My little "profile" to the right shows that I am a Christian. Born and raised like many Catholics before me...just Christian. The steps leading to this change are something that I can definitely go into on a later blog, and perhaps something that I definitely will because as a Christian I am taught to reach out to people, to disciple to others, and what a better way.

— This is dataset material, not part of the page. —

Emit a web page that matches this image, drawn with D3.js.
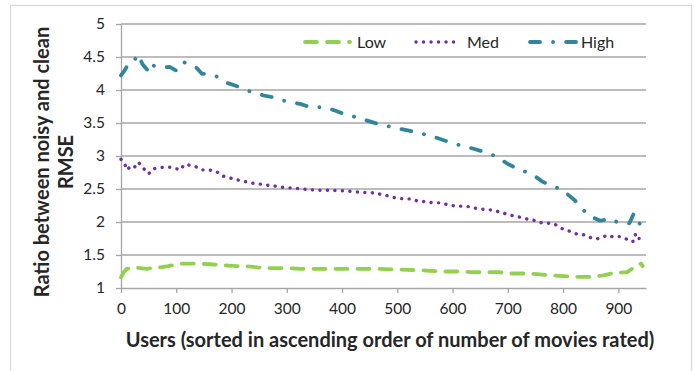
<!DOCTYPE html>
<html>
<head>
<meta charset="utf-8">
<script src="https://cdn.jsdelivr.net/npm/d3@7"></script>
<style>
  body { margin: 0; background: #fff; }
  text { font-family: Lato, "Open Sans", sans-serif; fill: #262626; }
</style>
</head>
<body>
<div id="chart"></div>
<script>
// values (x = user index, y = ratio)
var lowX = [0, 5, 10, 28, 46, 67, 85, 109, 130, 161, 179, 209, 224, 251, 272, 300, 324, 348, 369, 396, 420, 445, 466, 493, 505, 538, 559, 586, 608, 635, 656, 683, 704, 731, 753, 780, 801, 825, 849, 873, 888, 916, 928, 934, 941, 944];
var lowY = [1.16, 1.24, 1.29, 1.31, 1.29, 1.31, 1.33, 1.37, 1.37, 1.36, 1.35, 1.33, 1.33, 1.31, 1.30, 1.30, 1.29, 1.29, 1.29, 1.29, 1.29, 1.29, 1.29, 1.28, 1.28, 1.27, 1.26, 1.25, 1.25, 1.24, 1.24, 1.24, 1.22, 1.22, 1.21, 1.19, 1.18, 1.17, 1.17, 1.19, 1.22, 1.24, 1.31, 1.34, 1.37, 1.33];

var medX = [0, 2, 7, 10, 15, 21, 28, 33, 41, 49, 57, 60, 70, 77, 88, 99, 108, 114, 126, 138, 147, 159, 172, 183, 196, 209, 221, 235, 248, 262, 275, 287, 301, 315, 328, 355, 382, 408, 434, 461, 474, 487, 499, 513, 526, 539, 552, 565, 579, 592, 606, 618, 632, 646, 659, 672, 686, 698, 711, 724, 737, 751, 763, 777, 790, 800, 812, 824, 836, 847, 859, 869, 880, 892, 903, 915, 922, 928, 931, 937, 938, 942];
var medY = [2.95, 2.93, 2.88, 2.79, 2.82, 2.86, 2.82, 2.89, 2.81, 2.73, 2.77, 2.81, 2.82, 2.83, 2.83, 2.81, 2.79, 2.87, 2.86, 2.83, 2.79, 2.79, 2.77, 2.70, 2.67, 2.64, 2.62, 2.59, 2.58, 2.56, 2.55, 2.53, 2.52, 2.51, 2.50, 2.48, 2.48, 2.47, 2.45, 2.44, 2.41, 2.39, 2.36, 2.35, 2.35, 2.31, 2.31, 2.29, 2.29, 2.26, 2.24, 2.24, 2.23, 2.20, 2.19, 2.18, 2.15, 2.12, 2.09, 2.07, 2.04, 2.02, 1.98, 1.98, 1.95, 1.89, 1.86, 1.82, 1.81, 1.77, 1.74, 1.76, 1.80, 1.77, 1.78, 1.74, 1.70, 1.71, 1.81, 1.81, 1.71, 1.70];

var highX = [0, 7, 15, 25, 31, 39, 52, 58, 74, 88, 101, 114, 135, 146, 170, 191, 209, 233, 257, 275, 298, 324, 342, 367, 387, 405, 429, 463, 499, 535, 570, 605, 638, 662, 677, 702, 725, 743, 763, 789, 801, 821, 837, 846, 867, 888, 897, 920, 928, 932, 941];
var highY = [4.22, 4.30, 4.43, 4.46, 4.54, 4.39, 4.26, 4.37, 4.34, 4.35, 4.29, 4.42, 4.35, 4.25, 4.22, 4.11, 4.06, 3.98, 3.92, 3.89, 3.83, 3.79, 3.74, 3.74, 3.69, 3.63, 3.58, 3.49, 3.42, 3.36, 3.28, 3.18, 3.11, 3.05, 3.00, 2.87, 2.78, 2.73, 2.61, 2.52, 2.47, 2.33, 2.18, 2.10, 2.02, 2.05, 2.00, 1.98, 2.13, 2.04, 1.95];

var seriesNames = ["Low", "Med", "High"];
var xTicks = [0, 100, 200, 300, 400, 500, 600, 700, 800, 900];
var yTicks = [1, 1.5, 2, 2.5, 3, 3.5, 4, 4.5, 5];

var W = 695, H = 371;
var margin = { top: 24, right: 49, bottom: 83, left: 121 };
var width = W - margin.left - margin.right,
    height = H - margin.top - margin.bottom;

var root = d3.select("#chart").append("svg")
  .attr("width", W)
  .attr("height", H);

// chart frame
root.append("rect")
  .attr("x", 10.5).attr("y", 5.5)
  .attr("width", 681).attr("height", 400)
  .attr("fill", "none")
  .attr("stroke", "#d9d9d9")
  .attr("stroke-width", 1.2);

var svg = root.append("g")
  .attr("transform", "translate(" + margin.left + "," + margin.top + ")");

var x = d3.scaleLinear().domain([0, 950]).range([0, width]);
var y = d3.scaleLinear().domain([1, 5]).range([height, 0]);

// gridlines
svg.selectAll(".grid")
  .data(yTicks.slice(1))
  .enter()
  .append("line")
  .attr("x1", 0).attr("x2", width)
  .attr("y1", function(d) { return y(d); })
  .attr("y2", function(d) { return y(d); })
  .attr("stroke", "#a6a6a6")
  .attr("stroke-width", 1.3);

var xAxis = d3.axisBottom(x).tickValues(xTicks).tickSize(5).tickSizeOuter(0).tickPadding(10);
var yAxis = d3.axisLeft(y).tickValues(yTicks).tickSize(5).tickSizeOuter(0).tickPadding(11)
  .tickFormat(function(d) { return d; });

var gx = svg.append("g")
  .attr("transform", "translate(0," + height + ")")
  .call(xAxis);
var gy = svg.append("g").call(yAxis);

[gx, gy].forEach(function(g) {
  g.selectAll("path, line").attr("stroke", "#a6a6a6").attr("stroke-width", 1.3);
  g.selectAll("text")
    .style("font-size", "15.5px")
    .style("font-family", "Lato, 'Open Sans', sans-serif")
    .attr("fill", "#333");
});

// series
var series = [
  { name: "Low", xs: lowX, ys: lowY, color: "#92d050", dash: "12,10", w: 3.8 },
  { name: "Med", xs: medX, ys: medY, color: "#7030a0", dash: "0.1,7.4", w: 3.4 },
  { name: "High", xs: highX, ys: highY, color: "#31859c", dash: "10,13,0.1,13", w: 3.8 }
];

var line = d3.line()
  .x(function(d) { return x(d[0]); })
  .y(function(d) { return y(d[1]); });

series.forEach(function(s) {
  var pts = s.xs.map(function(v, i) { return [v, s.ys[i]]; });
  svg.append("path")
    .datum(pts)
    .attr("d", line)
    .attr("fill", "none")
    .attr("stroke", s.color)
    .attr("stroke-width", s.w)
    .attr("stroke-dasharray", s.dash)
    .attr("stroke-linecap", "round")
    .attr("stroke-linejoin", "round");
});

// legend
var legendPos = [
  { x1: 305, x2: 350, tx: 357 },
  { x1: 416, x2: 458, tx: 467 },
  { x1: 530, x2: 576, tx: 581 }
];
var legendY = 42;
series.forEach(function(s, i) {
  var p = legendPos[i];
  root.append("line")
    .attr("x1", p.x1).attr("x2", p.x2)
    .attr("y1", legendY).attr("y2", legendY)
    .attr("stroke", s.color)
    .attr("stroke-width", s.w)
    .attr("stroke-dasharray", s.dash)
    .attr("stroke-linecap", "round");
  root.append("text")
    .attr("x", p.tx)
    .attr("y", legendY)
    .attr("dy", "0.35em")
    .style("font-size", "16px")
    .attr("fill", "#333")
    .text(seriesNames[i]);
});

// axis titles
root.append("text")
  .attr("x", 390)
  .attr("y", 347)
  .attr("text-anchor", "middle")
  .style("font-size", "20px")
  .style("font-weight", "bold")
  .text("Users (sorted in ascending order of number of movies rated)");

var yTitle = root.append("text")
  .attr("transform", "translate(49,162) rotate(-90)")
  .attr("text-anchor", "middle")
  .style("font-size", "20px")
  .style("font-weight", "bold");
yTitle.append("tspan").attr("x", 0).attr("y", 0).text("Ratio between noisy and clean");
yTitle.append("tspan").attr("x", 0).attr("y", 24).text("RMSE");
</script>
</body>
</html>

Now before you freak out and stop reading, understand I don't mean that I will only be speaking and "preaching" about religion, some might be because inevitably as a Christian, Jesus is usually on my mind in some way and He always has a hand in what is going on with me and in my day-to-day life. However, I have had many experiences in the 24 years I've been on this earth and this could be my way to "minister" to others...minister to them on life in general. Perhaps things that I may go through, or have been through that I write about may help someone else who may be experiencing a similar joy, or hardship. In the end, isn't it all about helping eachother anyway? (and here comes my plug...) isn't that what we are all called to do?